Notice David doesn’t say that the altars of the forum, it’s true the substance of our worship, the substance of the sacrifice was going to be the heart of the people, saying that we are the ones who need this, and God is not the one who is needy. The substance is thanksgiving, but he doesn’t get rid of the forum, he doesn’t say no more worship, no more offerings, he just says, we need to get the right things down. David, the man after God’s heart understands what the Israelites don’t in Psalm 50. What is the difference between these two parties, David is broken, David is in need of the Lord. That’s the key element here that separates the sacrifices from 51 and 50, the brokenness. In Allen Levi’s, Theo of Golden, one of the characters named Asher Glissen says to the elderly protagonist, Theo I appreciate that you are a sensitive man, you have a tender heart. Not tender Asher, broken, but I realize more and more that it is a gift. Brokenness is a gift from God. It shows us our need, that God must act on our own behalf. So if we’re gonna learn anything from Psalm 50 and Psalm 51, this tale of two Psalms, it turns out that we are the ones who need the sacrifice more than God does and He gave it to us in His son.

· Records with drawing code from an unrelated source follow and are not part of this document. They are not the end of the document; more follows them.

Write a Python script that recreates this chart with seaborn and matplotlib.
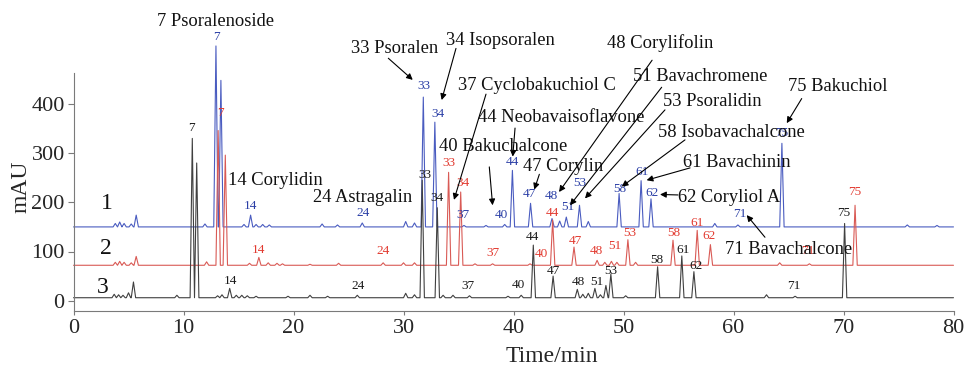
import matplotlib
matplotlib.use("Agg")
import matplotlib.pyplot as plt
import seaborn as sns
import pandas as pd

# ---------------- data ----------------
traces = ["1", "2", "3"]
trace_base = {"1": 150, "2": 72, "3": 6}          # vertical offset of each trace (mAU)

blue_t = [3.8, 4.2, 4.6, 5.25, 5.7, 11.95, 12.95, 13.4, 15.5, 16.1, 16.6, 17.2, 17.8,
          22.6, 24.0, 26.25, 30.2, 31.0, 31.8, 32.85, 35.5, 37.5, 39.2, 39.9, 41.55,
          43.5, 44.2, 44.8, 46.0, 46.8, 49.6, 51.6, 52.5, 58.3, 60.4, 64.4, 75.8, 78.5]
blue_h = [7, 10, 7, 6, 24, 6, 368, 298, 5, 24, 5, 5, 4,
          6, 4, 8, 11, 8, 264, 213, 3, 3, 5, 115, 48,
          17, 12, 20, 44, 11, 68, 94, 57, 7, 4, 170, 4, 3]

red_t = [3.8, 4.2, 4.6, 5.25, 5.7, 12.1, 13.15, 13.8, 16.0, 16.85, 17.7, 18.5, 19.0,
         21.5, 24.1, 28.15, 30.0, 31.0, 34.1, 35.2, 36.5, 38.1, 41.5, 43.56, 45.5,
         47.6, 48.3, 48.9, 49.4, 50.4, 51.1, 54.5, 56.7, 57.9, 64.2, 66.9, 71.05]
red_h = [6, 8, 6, 5, 18, 7, 274, 224, 4, 16, 5, 4, 3,
         2, 4, 5, 5, 5, 189, 149, 3, 3, 3, 92, 37,
         10, 6, 8, 6, 52, 6, 51, 71, 42, 5, 3, 122]

black_t = [3.7, 4.1, 4.5, 5.0, 5.45, 9.4, 10.8, 11.2, 13.1, 13.5, 14.2, 14.8, 15.3, 15.8,
           16.6, 19.5, 21.5, 23.1, 25.8, 30.2, 31.0, 31.7, 33.07, 33.6, 34.5, 36.0, 39.5,
           40.7, 41.8, 43.6, 45.8, 46.3, 46.8, 47.4, 47.9, 48.4, 48.85, 50.2, 53.1, 55.3,
           56.4, 63.0, 65.6, 70.1]
black_h = [7, 6, 5, 10, 32, 5, 324, 274, 4, 6, 19, 5, 5, 4,
           3, 3, 5, 3, 5, 9, 6, 239, 183, 5, 5, 4, 3,
           5, 107, 44, 17, 7, 9, 19, 6, 25, 48, 4, 63, 85,
           53, 6, 3, 151]

peaks = {"1": (blue_t, blue_h), "2": (red_t, red_h), "3": (black_t, black_h)}

# peak-number labels: (text, time, mAU)
blue_labels = [("7", 12.95, 537), ("14", 16.05, 192), ("24", 26.35, 179), ("33", 31.89, 436),
               ("34", 33.11, 380), ("37", 35.38, 174), ("40", 38.93, 174), ("44", 39.93, 282),
               ("47", 41.44, 217), ("48", 43.41, 213), ("51", 44.98, 191), ("53", 46.05, 240),
               ("58", 49.68, 228), ("61", 51.65, 262), ("62", 52.56, 219), ("71", 60.59, 177),
               ("75", 64.38, 340)]
red_labels = [("7", 13.32, 381), ("14", 16.8, 103), ("24", 28.16, 100), ("33", 34.14, 279),
              ("34", 35.38, 239), ("37", 38.11, 96), ("40", 42.56, 95), ("44", 43.53, 178),
              ("47", 45.59, 122), ("48", 47.5, 101), ("51", 49.23, 111), ("53", 50.59, 137),
              ("58", 54.53, 137), ("61", 56.65, 158), ("62", 57.8, 131), ("71", 66.8, 100),
              ("75", 71.05, 220)]
black_labels = [("7", 10.75, 352), ("14", 14.23, 40), ("24", 25.89, 30), ("33", 31.95, 255),
                ("34", 33.02, 208), ("37", 35.89, 30), ("40", 40.44, 32), ("44", 41.75, 129),
                ("47", 43.62, 61), ("48", 45.89, 38), ("51", 47.56, 38), ("53", 48.84, 61),
                ("58", 53.02, 83), ("61", 55.43, 104), ("62", 56.59, 70), ("71", 65.5, 30),
                ("75", 70.05, 178)]

# compound names: (text, text_x, text_y, arrow_tail, arrow_head)
compounds = [
    ("7 Psoralenoside", 7.59, 567, None, None),
    ("14 Corylidin", 14.05, 245, None, None),
    ("24 Astragalin", 21.77, 209, None, None),
    ("33 Psoralen", 25.2, 512, (28.62, 493), (30.84, 449)),
    ("34 Isopsoralen", 33.86, 530, (34.77, 513), (33.47, 408)),
    ("37 Cyclobakuchiol C", 34.98, 438, (37.5, 420), (34.59, 205)),
    ("44 Neobavaisoflavone", 36.77, 373, (40.14, 351), (39.93, 293)),
    ("40 Bakuchalcone", 33.25, 313, (37.8, 272), (38.1, 194)),
    ("47 Corylin", 40.89, 272, (42.35, 257), (41.89, 226)),
    ("48 Corylifolin", 48.5, 523, (52.6, 489), (44.14, 221)),
    ("51 Bavachromene", 50.86, 455, (53.47, 434), (45.14, 194)),
    ("53 Psoralidin", 53.59, 405, (53.77, 388), (46.5, 208)),
    ("58 Isobavachalcone", 53.14, 341, (55.59, 327), (49.84, 232)),
    ("61 Bavachinin", 55.41, 280, (56.05, 270), (52.1, 245)),
    ("62 Coryliol A", 54.95, 210, (54.95, 215), (53.32, 216)),
    ("75 Bakuchiol", 64.95, 436, (66.2, 411), (64.84, 361)),
    ("71 Bavachalcone", 59.23, 104, (62.86, 129), (61.2, 174)),
]

trace_labels = [("1", 3.02, 198), ("2", 2.95, 107), ("3", 2.7, 27)]

x_ticks = [0, 10, 20, 30, 40, 50, 60, 70, 80]
y_ticks = [0, 100, 200, 300, 400]

# ---------------- style ----------------
sns.set_style("ticks")
plt.rcParams["font.family"] = ["Liberation Serif", "DejaVu Serif"]

line_colors = {"1": "#4a5cc0", "2": "#d95a55", "3": "#404040"}
text_colors = {"1": "#2b3fa6", "2": "#e23a30", "3": "#1a1a1a"}
HALF_W = 0.2  # half base width of a drawn peak (min)

rows = []
for tr in traces:
    base = trace_base[tr]
    ts, hs = peaks[tr]
    pts = [(0.0, base)]
    for t, h in zip(ts, hs):
        pts += [(t - HALF_W, base), (t, base + h), (t + HALF_W, base)]
    pts.append((80.0, base))
    for i, (x, y) in enumerate(pts):
        rows.append({"order": i, "time": x, "mAU": y, "trace": tr})
df = pd.DataFrame(rows)

fig = plt.figure(figsize=(9.69, 3.69), dpi=100)
ax = fig.add_axes([73.5 / 969, 1 - 311 / 369, 880 / 969, 238 / 369])

sns.lineplot(data=df, x="time", y="mAU", hue="trace", palette=line_colors,
             estimator=None, sort=False, legend=False, linewidth=0.8, ax=ax)
for ln in ax.lines:
    ln.set_clip_on(False)

ax.set_xlim(0, 80)
ax.set_ylim(-21, 463)
ax.set_xticks(x_ticks)
ax.set_yticks(y_ticks)
sns.despine(ax=ax)
for side in ("left", "bottom"):
    ax.spines[side].set_color("#7a7a7a")
    ax.spines[side].set_linewidth(0.8)
ax.tick_params(axis="y", direction="out", length=4.3, width=0.8, color="#7a7a7a",
               pad=2, labelsize=16)
ax.tick_params(axis="x", direction="out", length=3, width=0.8, color="#7a7a7a",
               pad=3, labelsize=16)

ax.set_xlabel("Time/min", fontsize=17)
ax.xaxis.set_label_coords(0.544, -0.193)
ax.xaxis.label.set_verticalalignment("center")
ax.set_ylabel("mAU", fontsize=17)
ax.yaxis.set_label_coords(-0.0597, 0.52)
ax.yaxis.label.set_verticalalignment("center")

for tr, labels in (("1", blue_labels), ("2", red_labels), ("3", black_labels)):
    for s, x, y in labels:
        ax.text(x, y, s, ha="center", va="center", fontsize=9.5,
                color=text_colors[tr], clip_on=False)

for s, x, y in trace_labels:
    ax.text(x, y, s, ha="center", va="center", fontsize=17, color="#111111")

for s, x, y, tail, head in compounds:
    ax.text(x, y, s, ha="left", va="center", fontsize=13.3, color="#111111",
            clip_on=False)
    if tail is not None:
        ax.annotate("", xy=head, xytext=tail, annotation_clip=False,
                    arrowprops=dict(arrowstyle="-|>", color="black", lw=0.8,
                                    mutation_scale=9, shrinkA=0, shrinkB=0))

fig.savefig("out.png", dpi=100)
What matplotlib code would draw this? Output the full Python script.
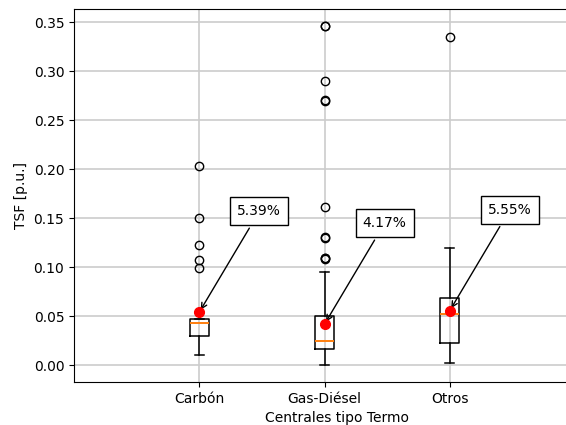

In just a few seconds we’re gonna sing one of my favorite hymns, Jesus Thy Blood and Righteousness. Here’s one verse, “Bold shall I stand in thy great day for who aught to my charge shall lay? Fully absolved through these I am, from sin and fear, from guilt and shame.” Again, as Derek Kidner says, “The giving is on God’s side and ours is the receiving in all of our sacrifices for Him.” Let’s pray.
Lord, we thank you for your sacrifice on our behalf. We thank you for the Lord Jesus Christ. Would you mold us, would you change us after your likeness that our sacrifices and praise of prayer and of worship would be honoring to you because a broken and a contrite heart Lord you will not despise. We ask this in Jesus’ name. Amen.